Week one all goes well…you made a commitment and you stuck to it. Now comes week two and your commitment starts to fall apart. You ate a big slice of pie; you haven’t exercised yet (it’s already Thursday); and you forgot to keep track of your food for two days, so you can only make a “guesstimate” as to how many calories you’ve consumed.
Suppose you are upset. You have the feeling of being a failure (again). You find yourself thinking about giving up.
Inside the literal language the issue is content-filled: Can you do any better? Are you capable? Are you doomed?
At another level it is simply a behavioral pattern:
• Make commitment—break commitment
In the past, this has probably been a pattern for you, which may be part of why the breakage happened. But other patterns are looming:
• Make commitment—break commitment—quit commitment
Or perhaps:
• Make commitment—break commitment—quit commitment—feel bad about breaking commitment
Or maybe even:
• Make commitment—break commitment—quit commitment—feel bad about breaking commitment—fear making commitments—give up on making commitments
These behavioral patterns are yet to be fully formed. It is your behavior that will, or will not, form them. Nothing else. Rationalizing them is just another part of the pattern. So is rationalizing them and then feeling bad about rationalizing them.
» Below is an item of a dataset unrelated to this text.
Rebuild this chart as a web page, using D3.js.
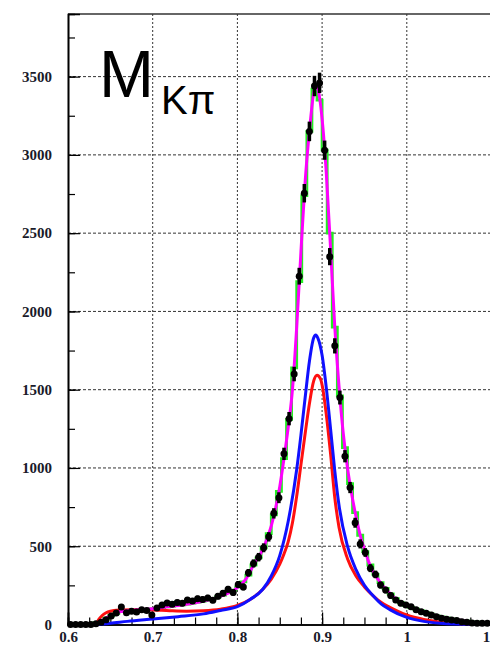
<!DOCTYPE html>
<html>
<head>
<meta charset="utf-8">
<script src="https://cdn.jsdelivr.net/npm/d3@7"></script>
<style>
body { margin: 0; background: #fff; }
svg { display: block; }
</style>
</head>
<body>
<script>
// histogram bins: 0.6 .. 1.098, width 0.006
var binLow = 0.6;
var binWidth = 0.006;
var dataCounts = [0, 0, 0, 0, 0, 5, 15, 30, 55, 73,
  112, 75, 85, 80, 95, 90, 60, 105, 125, 137,
  130, 140, 135, 156, 150, 165, 160, 170, 155, 180,
  200, 225, 205, 255, 240, 330, 390, 430, 490, 560,
  710, 810, 1090, 1315, 1600, 2225, 2755, 3150, 3440, 3460,
  3030, 2350, 1780, 1450, 1075, 875, 650, 515, 460, 360,
  320, 252, 220, 185, 156, 135, 125, 114, 95, 82,
  72, 61, 50, 40, 33, 29, 25, 18, 14, 10,
  8, 8, 8];
var greenCounts = [0, 0, 0, 0, 0, 10, 22, 40, 57, 72,
  82, 86, 89, 92, 95, 97, 100, 103, 108, 113,
  117, 121, 126, 131, 137, 143, 149, 157, 166, 176,
  188, 203, 220, 240, 272, 315, 380, 425, 490, 580,
  700, 850, 1060, 1310, 1640, 2190, 2740, 3150, 3420, 3350,
  3030, 2500, 1900, 1460, 1130, 900, 715, 570, 465, 380,
  320, 268, 230, 195, 165, 140, 122, 110, 98, 87,
  76, 66, 57, 49, 42, 36, 31, 26, 22, 18,
  15, 12, 10];

var totalX = [0.6, 0.633, 0.64, 0.65, 0.66, 0.68, 0.70, 0.72, 0.74, 0.76, 0.78, 0.80, 0.81, 0.82, 0.83, 0.84, 0.85, 0.855, 0.86, 0.865, 0.87, 0.875, 0.88, 0.885, 0.89, 0.8925, 0.895, 0.90, 0.905, 0.91, 0.915, 0.92, 0.925, 0.93, 0.935, 0.94, 0.945, 0.95, 0.955, 0.96, 0.97, 0.98, 0.99, 1.0, 1.01, 1.02, 1.03, 1.04, 1.06, 1.08, 1.1];
var totalY = [0, 0, 25, 55, 80, 92, 100, 115, 130, 150, 180, 235, 290, 390, 480, 630, 880, 1060, 1260, 1500, 1900, 2380, 2830, 3150, 3390, 3440, 3420, 3230, 2880, 2400, 1900, 1520, 1220, 1000, 830, 690, 570, 480, 400, 340, 260, 200, 150, 120, 100, 82, 65, 50, 30, 15, 8];

var blueX = [0.6, 0.633, 0.65, 0.67, 0.70, 0.73, 0.76, 0.78, 0.80, 0.815, 0.83, 0.84, 0.85, 0.86, 0.87, 0.875, 0.88, 0.885, 0.89, 0.8925, 0.895, 0.90, 0.905, 0.91, 0.915, 0.92, 0.93, 0.94, 0.95, 0.96, 0.97, 0.98, 1.0, 1.02, 1.04, 1.06, 1.08, 1.1];
var blueY = [0, 0, 8, 20, 35, 50, 68, 90, 114, 160, 225, 310, 440, 660, 990, 1210, 1450, 1680, 1830, 1849, 1830, 1720, 1510, 1250, 980, 760, 500, 350, 250, 185, 130, 95, 45, 20, 8, 3, 1, 0];

var redX = [0.6, 0.633, 0.636, 0.64, 0.645, 0.65, 0.66, 0.68, 0.70, 0.72, 0.74, 0.76, 0.78, 0.80, 0.815, 0.83, 0.84, 0.85, 0.855, 0.86, 0.865, 0.87, 0.875, 0.88, 0.885, 0.89, 0.894, 0.898, 0.90, 0.905, 0.91, 0.915, 0.92, 0.93, 0.94, 0.95, 0.96, 0.97, 0.98, 1.0, 1.02, 1.04, 1.06, 1.08, 1.1];
var redY = [0, 0, 30, 55, 75, 85, 92, 95, 93, 88, 85, 88, 98, 122, 160, 225, 290, 385, 450, 530, 650, 820, 1020, 1220, 1410, 1555, 1593, 1570, 1530, 1340, 1090, 810, 620, 420, 310, 240, 185, 140, 110, 61, 32, 15, 6, 2, 0];

var xTicks = [0.6, 0.7, 0.8, 0.9, 1, 1.1];
var yTicks = [0, 500, 1000, 1500, 2000, 2500, 3000, 3500];

var W = 490, H = 647;
var plotLeft = 68, plotTop = 14, plotBottom = 624.5;

var x = d3.scaleLinear().domain([0.6, 1.1]).range([plotLeft, plotLeft + 0.5 * 847]);
var y = d3.scaleLinear().domain([0, 3900]).range([plotBottom, plotTop]);

var svg = d3.select("body").append("svg").attr("width", W).attr("height", H);

// grid
svg.append("g").selectAll("line")
  .data(xTicks.slice(1))
  .enter().append("line")
  .attr("x1", function(d) { return x(d); }).attr("x2", function(d) { return x(d); })
  .attr("y1", plotTop).attr("y2", plotBottom)
  .attr("stroke", "#333").attr("stroke-width", 1).attr("stroke-dasharray", "2,2");
svg.append("g").selectAll("line")
  .data(yTicks.slice(1))
  .enter().append("line")
  .attr("x1", plotLeft).attr("x2", x(1.1))
  .attr("y1", function(d) { return y(d); }).attr("y2", function(d) { return y(d); })
  .attr("stroke", "#333").attr("stroke-width", 1).attr("stroke-dasharray", "3,2");

// frame top
svg.append("line").attr("x1", plotLeft).attr("x2", W).attr("y1", plotTop).attr("y2", plotTop)
  .attr("stroke", "#333").attr("stroke-width", 1.5);

// axes, ticks inside
var xAxis = d3.axisBottom(x).tickValues(xTicks).tickSize(-12).tickFormat(d3.format("~g"));
var xMinor = d3.axisBottom(x).tickValues(d3.range(0.6, 1.1001, 0.025)).tickSize(-7).tickFormat("");
var yAxis = d3.axisLeft(y).tickValues(yTicks).tickSize(-12).tickFormat(d3.format("d"));
var yMinor = d3.axisLeft(y).tickValues(d3.range(0, 3900, 250)).tickSize(-7).tickFormat("");

function styleAxis(g) {
  g.attr("font-size", 15).attr("font-family", "Liberation Serif, serif");
  g.select(".domain").attr("stroke", "#000").attr("stroke-width", 1.6);
  g.selectAll(".tick line").attr("stroke", "#000").attr("stroke-width", 1.2);
  g.selectAll("text").attr("font-weight", "bold").attr("fill", "#1a1a2a");
}
svg.append("g").attr("transform", "translate(0," + plotBottom + ")").call(xMinor).call(styleAxis);
svg.append("g").attr("transform", "translate(0," + plotBottom + ")").call(xAxis).call(styleAxis)
  .selectAll("text").attr("y", 7);
svg.append("g").attr("transform", "translate(" + plotLeft + ",0)").call(yMinor).call(styleAxis);
svg.append("g").attr("transform", "translate(" + plotLeft + ",0)").call(yAxis).call(styleAxis)
  .selectAll("text").attr("x", -16);

// green histogram
var steps = [];
greenCounts.forEach(function(d, i) {
  steps.push([binLow + i * binWidth, d]);
  steps.push([binLow + (i + 1) * binWidth, d]);
});
svg.append("path")
  .attr("d", d3.line().x(function(d) { return x(d[0]); }).y(function(d) { return y(d[1]); })(steps))
  .attr("fill", "none").attr("stroke", "#22ee22").attr("stroke-width", 2.8);

// fit curves
var curve = d3.line().curve(d3.curveMonotoneX)
  .x(function(d) { return x(d[0]); }).y(function(d) { return y(d[1]); });
function drawCurve(xs, ys, color, w) {
  svg.append("path")
    .attr("d", curve(d3.zip(xs, ys)))
    .attr("fill", "none").attr("stroke", color).attr("stroke-width", w);
}
drawCurve(redX, redY, "#ff1010", 3);
drawCurve(blueX, blueY, "#1010ff", 3);
drawCurve(totalX, totalY, "#ff00ff", 3);

// data points with errors
var pts = svg.append("g").selectAll("g")
  .data(dataCounts)
  .enter().append("g");
pts.append("line")
  .attr("x1", function(d, i) { return x(binLow + (i + 0.5) * binWidth); })
  .attr("x2", function(d, i) { return x(binLow + (i + 0.5) * binWidth); })
  .attr("y1", function(d) { return y(d + Math.sqrt(d)) - 1; })
  .attr("y2", function(d) { return y(Math.max(0, d - Math.sqrt(d))) + 1; })
  .attr("stroke", "#000").attr("stroke-width", 3.5);
pts.append("line")
  .attr("x1", function(d, i) { return x(binLow + i * binWidth); })
  .attr("x2", function(d, i) { return x(binLow + (i + 1) * binWidth); })
  .attr("y1", function(d) { return y(d); })
  .attr("y2", function(d) { return y(d); })
  .attr("stroke", "#000").attr("stroke-width", 2.2);
pts.append("circle")
  .attr("cx", function(d, i) { return x(binLow + (i + 0.5) * binWidth); })
  .attr("cy", function(d) { return y(d); })
  .attr("r", 3.5)
  .attr("fill", "#000");

// label
var label = svg.append("text")
  .attr("x", 99).attr("y", 97)
  .attr("font-family", "Liberation Sans, Arial, sans-serif")
  .attr("fill", "#000");
label.append("tspan").attr("font-size", 66).text("M");
label.append("tspan").attr("font-size", 40).attr("dy", 17).attr("dx", 7).text("Kπ");
</script>
</body>
</html>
Step back from your own mind, and watch the pattern forming. If it is forming now, you can form it in the way you would like it to be through your behavior. If you want it to be different, then it is different behavior that must occur. If “make commitment—break commitment” has been a pattern for you in the past, when you now find that yet again you’ve broken a commitment, you have a golden opportunity. You have the chance to create a different pattern: make commitment—break commitment—keep commitment.
If that pattern builds, you can squeeze down the space given to the middle term and get just a notch closer to “make commitment—keep commitment—make commitment—keep commitment.” If there are a few “break commitments” in there, you can gradually weed them out. It is unlikely that you will ever get them all out, but it is empowering to reach toward that distant goal.
The process of building behavioral patterns involves noticing the pattern and taking responsibility for building larger and larger ones that align with your best interests. If you feel guilty when you see these patterns, building effective larger behavioral patterns means taking responsibility for the role that guilt is abou
t to play in the pattern you are creating right now. If you doubt yourself, the same principle applies. If you are afraid of making any commitments for fear you will never keep them anyway, same thing. If you feel supremely confident, same thing. If you brag to others about how well you are doing, same thing. And, if all of this just seems too much, same thing.
You get what you do. Get it?
(And if you react to the seeming arrogance of that statement on our part, you have our apologies AND…same thing!)
Breaking Up Inflexible Patterns That Don’t Serve Your Interests
The biggest problem with avoidance and fusion and the conceptualized self (and so on) is that they get so rigid because they become such large patterns. Contexts of literality, reason-giving, and emotional control are ubiquitous because the language community (the language-driven world that we are surrounded by all the time) continuously supports them, even when they are not needed. Because the contexts are ubiquitous, the behaviors become so as well. Your word machine starts to take over every inch of your life.
That’s why this book probably felt confusing initially: we were breaking down an habitual language pattern. We have been challenging the implicit rules of a language game that has most humans ensnared most of the time.